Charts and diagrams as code
-- Begin --

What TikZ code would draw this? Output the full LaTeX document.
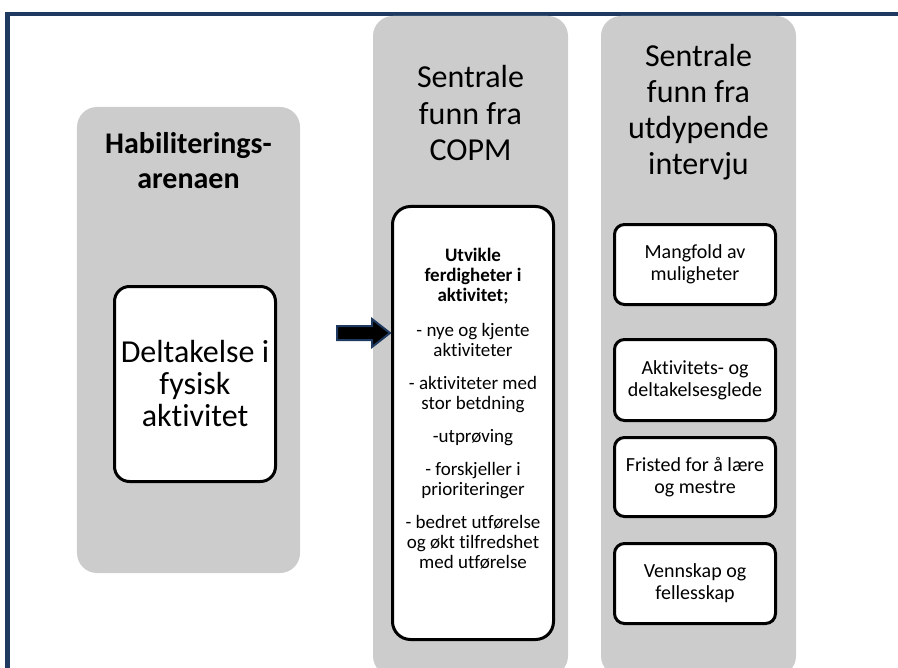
\documentclass[tikz,border=0pt]{standalone}
\usepackage{fontspec}
\setmainfont{Carlito}[Ligatures=NoCommon]
\usetikzlibrary{calc}
\definecolor{frameblue}{HTML}{1F3A60}
\definecolor{colgray}{HTML}{CCCCCC}
\begin{document}
\begin{tikzpicture}[x=1bp,y=-1bp,
  column/.style={fill=colgray, rounded corners=20bp, inner sep=0pt},
  card/.style={draw=black, line width=3bp, fill=white, inner sep=0pt, align=center},
  headtitle/.style={align=center, inner sep=0pt, font=\fontsize{32bp}{36bp}\selectfont},
  smalltext/.style={font=\fontsize{20bp}{22bp}\selectfont},
  arrowshape/.style={draw=frameblue, line width=2bp, fill=black, line join=miter}
]
\useasboundingbox (0,0) rectangle (898,668);
\clip (0,0) rectangle (898,668);

% outer frame, open to the right and bottom
\draw[frameblue, line width=4.5bp] (7.5,700) -- (7.5,14) -- (920,14);

% grey columns
\node[column, minimum width=223bp, minimum height=466bp] (col1) at (188.5,340) {};
\node[column, minimum width=195bp, minimum height=660bp] (col2) at (470.5,346) {};
\node[column, minimum width=195bp, minimum height=660bp] (col3) at (698.5,346) {};

% column headings
\node[headtitle, font=\fontsize{30bp}{35bp}\selectfont\bfseries] (t1) at (188.5,161) {Habiliterings-\\arenaen};
\node[headtitle] (t2) at (470.5,113) {Sentrale\\funn fra\\COPM};
\node[headtitle] (t3) at (698.5,112) {Sentrale\\funn fra\\utdypende\\intervju};

% first column card
\node[card, rounded corners=15bp, minimum width=161bp, minimum height=195bp,
      font=\fontsize{32bp}{32bp}\selectfont] (box1) at (195,384)
  {Deltakelse i\\fysisk\\aktivitet};

% COPM card
\node[card, rounded corners=18bp, minimum width=161bp, minimum height=433bp] (box2) at (473,423) {};
\node[align=center, inner sep=0pt, font=\fontsize{19bp}{20bp}\selectfont] (copm) at (473,409)
  {\textbf{Utvikle}\\\textbf{ferdigheter i}\\\textbf{aktivitet;}\\[15bp]
   - nye og kjente\\aktiviteter\\[13bp]
   - aktiviteter med\\stor betdning\\[13bp]
   -utprøving\\[13bp]
   - forskjeller i\\prioriteringer\\[13bp]
   - bedret utførelse\\og økt tilfredshet\\med utførelse};

% interview cards
\node[card, smalltext, rounded corners=10bp, minimum width=161bp, minimum height=80bp] (i1) at (695,264.5) {Mangfold av\\muligheter};
\node[card, smalltext, rounded corners=10bp, minimum width=161bp, minimum height=81bp] (i2) at (695,380) {Aktivitets- og\\deltakelsesglede};
\node[card, smalltext, rounded corners=10bp, minimum width=161bp, minimum height=79bp] (i3) at (695,477) {Fristed for å lære\\og mestre};
\node[card, smalltext, rounded corners=10bp, minimum width=161bp, minimum height=80bp] (i4) at (695,583.5) {Vennskap og\\fellesskap};

% block arrow pointing into the COPM card
\coordinate (arrowrow) at (0,333);
\coordinate (tip) at ($(box2.west |- arrowrow)+(-1,0)$);
\draw[arrowshape] (tip) -- ++(-18,-14) -- ++(0,7) -- ++(-35,0) -- ++(0,14)
  -- ++(35,0) -- ++(0,7) -- cycle;
\end{tikzpicture}
\end{document}
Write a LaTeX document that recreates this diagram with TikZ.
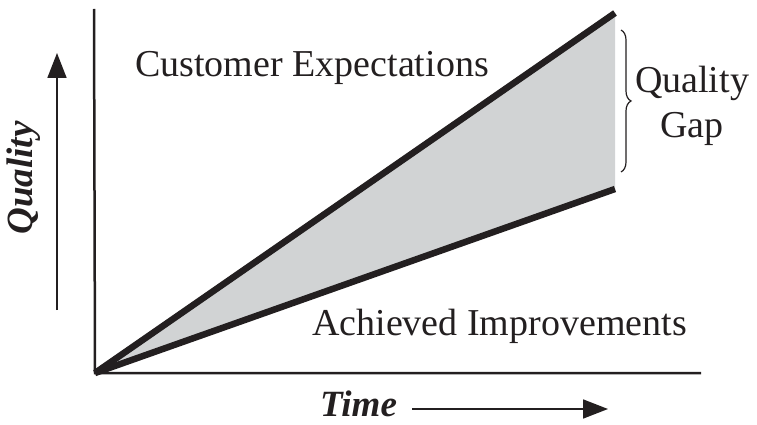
\documentclass[tikz,border=0pt]{standalone}
\usepackage{fontspec}
\setmainfont{Liberation Serif}
\usetikzlibrary{decorations.pathreplacing,arrows.meta}
\definecolor{ink}{RGB}{35,31,32}
\definecolor{gapgray}{RGB}{209,211,212}
\begin{document}
\begin{tikzpicture}[x=1pt,y=-1pt]
	\tikzstyle{words}=[inner sep=0pt,text=ink,font=\fontsize{38}{44}\selectfont]
	\tikzstyle{axislabel}=[inner sep=0pt,text=ink,font=\fontsize{37}{44}\selectfont\bfseries\itshape]
	\tikzstyle{trend}=[draw=ink,line width=6.5pt]
	\tikzstyle{axis}=[draw=ink,line width=2.5pt,line join=miter]
	\tikzstyle{pointer}=[draw=ink,line width=1.8pt,-{Triangle[length=25pt,width=19pt]}]

	\useasboundingbox (0,0) rectangle (757,425);

	\coordinate (origin) at (95,373);
	\coordinate (ytop) at (94,9);
	\coordinate (xend) at (701,373);
	\coordinate (ce) at (615,13);
	\coordinate (ai) at (615,189);

	% gap between the two trends
	\fill [gapgray] (origin) -- (ce) -- (ai) -- cycle;
	\draw [axis] (ytop) -- (origin) -- (xend);
	\draw [trend] (origin) -- (ce);
	\draw [trend] (origin) -- (ai);

	\coordinate (bracetop) at (621,30);
	\coordinate (bracebot) at (621,172);
	\draw [ink,line width=1.2pt,decorate,decoration={brace,amplitude=10pt}] (bracetop) -- (bracebot);

	\node [words,anchor=base west] (expect) at (135,77) {Customer Expectations};
	\node [words,anchor=base west] (achieved) at (312,335) {Achieved Improvements};
	\node [words,anchor=base,align=center] (gap) at (692,137) {Quality\\Gap};

	% axis labels
	\node [axislabel,rotate=90] (qlabel) at (24,178) {Quality};
	\coordinate (qfrom) at (57,310);
	\coordinate (qto) at (57,53);
	\draw [pointer] (qfrom) -- (qto);

	\node [axislabel,anchor=base west] (tlabel) at (320,416) {Time};
	\coordinate (tfrom) at (412,409);
	\coordinate (tto) at (608,409);
	\draw [pointer] (tfrom) -- (tto);
\end{tikzpicture}
\end{document}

-- End --

* Directive
Each record above should come back exactly the same, only without its pictures.

* Solution for this task
What TikZ code would draw this? Output the full LaTeX document.
\documentclass[tikz,border=0pt]{standalone}
\usepackage{fontspec}
\setmainfont{Carlito}[Ligatures=NoCommon]
\usetikzlibrary{calc}
\definecolor{frameblue}{HTML}{1F3A60}
\definecolor{colgray}{HTML}{CCCCCC}
\begin{document}
\begin{tikzpicture}[x=1bp,y=-1bp,
  column/.style={fill=colgray, rounded corners=20bp, inner sep=0pt},
  card/.style={draw=black, line width=3bp, fill=white, inner sep=0pt, align=center},
  headtitle/.style={align=center, inner sep=0pt, font=\fontsize{32bp}{36bp}\selectfont},
  smalltext/.style={font=\fontsize{20bp}{22bp}\selectfont},
  arrowshape/.style={draw=frameblue, line width=2bp, fill=black, line join=miter}
]
\useasboundingbox (0,0) rectangle (898,668);
\clip (0,0) rectangle (898,668);

% outer frame, open to the right and bottom
\draw[frameblue, line width=4.5bp] (7.5,700) -- (7.5,14) -- (920,14);

% grey columns
\node[column, minimum width=223bp, minimum height=466bp] (col1) at (188.5,340) {};
\node[column, minimum width=195bp, minimum height=660bp] (col2) at (470.5,346) {};
\node[column, minimum width=195bp, minimum height=660bp] (col3) at (698.5,346) {};

% column headings
\node[headtitle, font=\fontsize{30bp}{35bp}\selectfont\bfseries] (t1) at (188.5,161) {Habiliterings-\\arenaen};
\node[headtitle] (t2) at (470.5,113) {Sentrale\\funn fra\\COPM};
\node[headtitle] (t3) at (698.5,112) {Sentrale\\funn fra\\utdypende\\intervju};

% first column card
\node[card, rounded corners=15bp, minimum width=161bp, minimum height=195bp,
      font=\fontsize{32bp}{32bp}\selectfont] (box1) at (195,384)
  {Deltakelse i\\fysisk\\aktivitet};

% COPM card
\node[card, rounded corners=18bp, minimum width=161bp, minimum height=433bp] (box2) at (473,423) {};
\node[align=center, inner sep=0pt, font=\fontsize{19bp}{20bp}\selectfont] (copm) at (473,409)
  {\textbf{Utvikle}\\\textbf{ferdigheter i}\\\textbf{aktivitet;}\\[15bp]
   - nye og kjente\\aktiviteter\\[13bp]
   - aktiviteter med\\stor betdning\\[13bp]
   -utprøving\\[13bp]
   - forskjeller i\\prioriteringer\\[13bp]
   - bedret utførelse\\og økt tilfredshet\\med utførelse};

% interview cards
\node[card, smalltext, rounded corners=10bp, minimum width=161bp, minimum height=80bp] (i1) at (695,264.5) {Mangfold av\\muligheter};
\node[card, smalltext, rounded corners=10bp, minimum width=161bp, minimum height=81bp] (i2) at (695,380) {Aktivitets- og\\deltakelsesglede};
\node[card, smalltext, rounded corners=10bp, minimum width=161bp, minimum height=79bp] (i3) at (695,477) {Fristed for å lære\\og mestre};
\node[card, smalltext, rounded corners=10bp, minimum width=161bp, minimum height=80bp] (i4) at (695,583.5) {Vennskap og\\fellesskap};

% block arrow pointing into the COPM card
\coordinate (arrowrow) at (0,333);
\coordinate (tip) at ($(box2.west |- arrowrow)+(-1,0)$);
\draw[arrowshape] (tip) -- ++(-18,-14) -- ++(0,7) -- ++(-35,0) -- ++(0,14)
  -- ++(35,0) -- ++(0,7) -- cycle;
\end{tikzpicture}
\end{document}
Write a LaTeX document that recreates this diagram with TikZ.
\documentclass[tikz,border=0pt]{standalone}
\usepackage{fontspec}
\setmainfont{Liberation Serif}
\usetikzlibrary{decorations.pathreplacing,arrows.meta}
\definecolor{ink}{RGB}{35,31,32}
\definecolor{gapgray}{RGB}{209,211,212}
\begin{document}
\begin{tikzpicture}[x=1pt,y=-1pt]
	\tikzstyle{words}=[inner sep=0pt,text=ink,font=\fontsize{38}{44}\selectfont]
	\tikzstyle{axislabel}=[inner sep=0pt,text=ink,font=\fontsize{37}{44}\selectfont\bfseries\itshape]
	\tikzstyle{trend}=[draw=ink,line width=6.5pt]
	\tikzstyle{axis}=[draw=ink,line width=2.5pt,line join=miter]
	\tikzstyle{pointer}=[draw=ink,line width=1.8pt,-{Triangle[length=25pt,width=19pt]}]

	\useasboundingbox (0,0) rectangle (757,425);

	\coordinate (origin) at (95,373);
	\coordinate (ytop) at (94,9);
	\coordinate (xend) at (701,373);
	\coordinate (ce) at (615,13);
	\coordinate (ai) at (615,189);

	% gap between the two trends
	\fill [gapgray] (origin) -- (ce) -- (ai) -- cycle;
	\draw [axis] (ytop) -- (origin) -- (xend);
	\draw [trend] (origin) -- (ce);
	\draw [trend] (origin) -- (ai);

	\coordinate (bracetop) at (621,30);
	\coordinate (bracebot) at (621,172);
	\draw [ink,line width=1.2pt,decorate,decoration={brace,amplitude=10pt}] (bracetop) -- (bracebot);

	\node [words,anchor=base west] (expect) at (135,77) {Customer Expectations};
	\node [words,anchor=base west] (achieved) at (312,335) {Achieved Improvements};
	\node [words,anchor=base,align=center] (gap) at (692,137) {Quality\\Gap};

	% axis labels
	\node [axislabel,rotate=90] (qlabel) at (24,178) {Quality};
	\coordinate (qfrom) at (57,310);
	\coordinate (qto) at (57,53);
	\draw [pointer] (qfrom) -- (qto);

	\node [axislabel,anchor=base west] (tlabel) at (320,416) {Time};
	\coordinate (tfrom) at (412,409);
	\coordinate (tto) at (608,409);
	\draw [pointer] (tfrom) -- (tto);
\end{tikzpicture}
\end{document}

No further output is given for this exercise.